You might consider just getting or making a strop to remove the burr.
Not everything needs to be done on the system.
 
Having used the same Lansky set for awhile, years ago, I can understand the difficulty removing the wire edge. With a guided system, since the angle doesn't vary, the apex can be made abnormally thin, sometimes freakishly thin, without breaking off the wire. When it gets that thin, the wire just barely deflects away from pressure exerted by the hone, which remains flush to the bevel and unchanging in angle - so it can't chase the burr to break it away. With some ductile steels, the thin burr (wire) can hang on tenaciously, much longer than it should. It happens more with the ceramic finishing stones (red 600/white 1000).
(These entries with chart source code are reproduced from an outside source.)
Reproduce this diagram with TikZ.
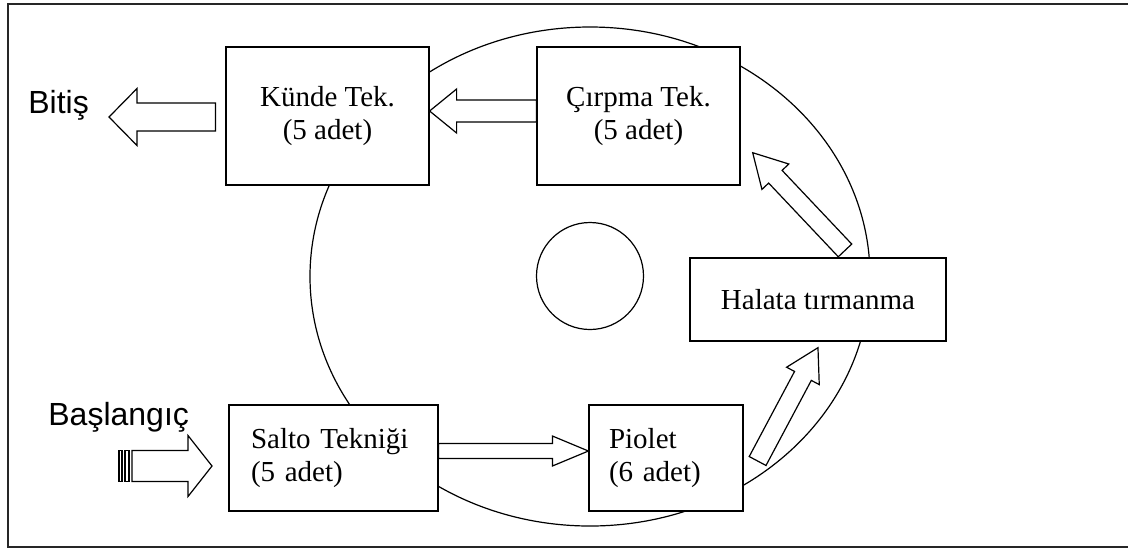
\documentclass[tikz,border=0pt]{standalone}
\usepackage{fontspec}
\setmainfont{Liberation Serif}
\newfontfamily\arialfont{Liberation Sans}
\usetikzlibrary{calc, positioning}

\tikzset{
  box/.style={draw, fill=white, line width=0.6pt, inner sep=0pt,
    font=\fontsize{14.5}{16.5}\selectfont},
  tekbox/.style={box, minimum width=101.5pt, minimum height=69pt, align=center},
  flushbox/.style={box, minimum height=53pt, align=left},
  arrowbody/.style={draw, fill=white, line width=0.6pt, line join=miter},
  sidelabel/.style={inner sep=0pt, font=\arialfont\fontsize{16}{19}\selectfont},
  frame/.style={line width=0.9pt, draw=black!85},
}

% tail, tip, shaft width, head width, head length
\newcommand{\blockarrow}[5]{%
  \path let \p1=($(#2)-(#1)$) in
    \pgfextra{\pgfmathsetmacro\baAng{atan2(\y1,\x1)}%
      \pgfmathsetmacro\baLen{veclen(\x1,\y1)}%
      \xdef\baAng{\baAng}\xdef\baLen{\baLen}};
  \draw[arrowbody, shift={(#1)}, rotate=\baAng]
    (0pt,{#3/2}) -- ({\baLen pt-#5},{#3/2}) -- ({\baLen pt-#5},{#4/2})
    -- (\baLen pt,0pt) -- ({\baLen pt-#5},{-#4/2}) -- ({\baLen pt-#5},{-#3/2})
    -- (0pt,{-#3/2}) -- cycle;
}

\begin{document}
\begin{tikzpicture}[x=0.5pt, y=-0.5pt]
\useasboundingbox (0,0) rectangle (1128,548);
\draw[frame] (1128,4) -- (8,4) -- (8,547) -- (1128,547);

\draw[line width=0.6pt] (590,276.5) ellipse [x radius=280, y radius=249.5];
\draw[line width=0.6pt] (590,276) circle [radius=53.5];

\node[tekbox] at (327.5,116) (kunde) {Künde Tek.\\(5 adet)};
\node[tekbox] at (638.5,116) (cirpma) {Çırpma Tek.\\(5 adet)};
\node[flushbox, minimum width=104.5pt, text width=82.5pt] at (333.5,458) (salto) {Salto Tekniği\\(5 adet)};
\node[flushbox, minimum width=77pt, text width=57pt] at (666,458) (piolet) {Piolet\\(6 adet)};
\node[box, minimum width=128pt, minimum height=41.5pt] at (818,299.5) (halata) {Halata tırmanma};

\node[sidelabel, anchor=base west] at (28,113) (bitis) {Bitiş};
\node[sidelabel, anchor=base west] at (48,425) (baslangic) {Başlangıç};
\coordinate (bitisTip) at (109,117);
\coordinate (startTail) at (132,466);
\coordinate (startTip) at (212,466);

\blockarrow{[yshift=2.5pt]cirpma.west}{[yshift=2.5pt]kunde.east}{11pt}{22pt}{13.5pt}
\blockarrow{[xshift=-5pt,yshift=-0.5pt]kunde.west}{bitisTip}{14pt}{28.5pt}{14pt}
\blockarrow{startTail}{startTip}{15.5pt}{30.5pt}{12pt}
\draw[arrowbody] (119,450.5) rectangle (122,481.5);
\draw[arrowbody] (125,450.5) rectangle (129,481.5);
\blockarrow{[yshift=3.5pt]salto.east}{[yshift=3.5pt]piolet.west}{7.5pt}{15pt}{18pt}
\blockarrow{[xshift=7pt,yshift=-1.5pt]piolet.east}{[yshift=-3pt]halata.south}{9.5pt}{18.5pt}{16pt}
\blockarrow{[xshift=13.5pt,yshift=3.5pt]halata.north}{[xshift=6pt,yshift=16.5pt]cirpma.south east}{9.25pt}{18.5pt}{16.5pt}

\end{tikzpicture}
\end{document}
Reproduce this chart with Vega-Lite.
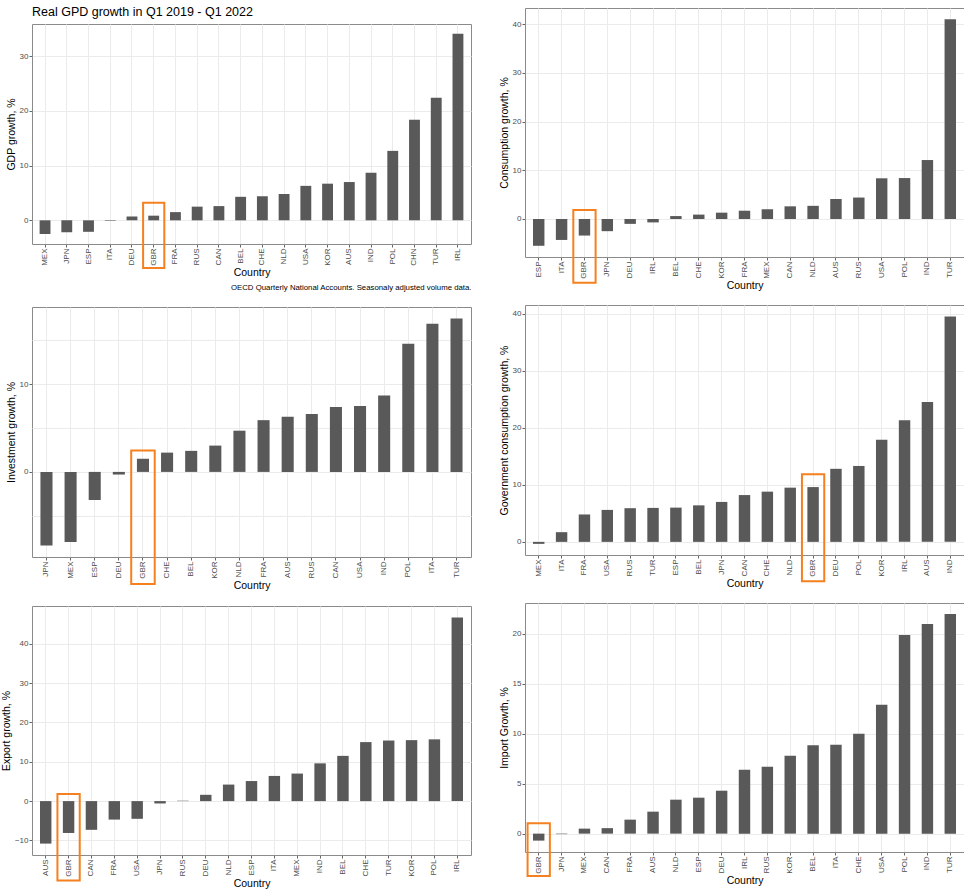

The easiest way to remove it with the guided system is to do so at an elevated angle. Use a higher angle setting than used for the initial bevel-setting. And if/when the wire gets thin enough, it can also be removed by stropping. If it's VERY thin, it can even break off by gently rubbing laterally across the edge with a fingertip. Obviously, you need to be careful with that. I did this more or less by accident, early on, in rubbing the edge and seeing a wide portion of the wire break off onto my fingertip. Thought something was very wrong in seeing that, until the light bulb came on in my head and I realized it was just a huge and very thin burr.

The diamond hones can make bevel-setting a bit easier and faster. My set was old, probably 1990s or earlier - but the stock aluminum oxide stones in that set were prone to loading up and clogging very fast, which made them very slow. I don't know if newer sets have improved on that. But it might still be an issue.
Good advice here. That said, if you go all the way to the fine stone and still have a burr flopping, that steel will really hold an edge one you get it taken off.

As has been said, get it to the point you’re getting it to on the lansky, then strop it. I bet you might be able to even use bare leather or cardboard. Give it a shot.
 
Get a coarse diamond stone and a medium diamond stone. Those are my most used. Those two stones alone will give you a very sharp and usable edge.

To go a step further, get the yellow handle white ceramic hone. After you finish sharpening take the yellow hone at the next highest angle and give each side a few light pressure passes.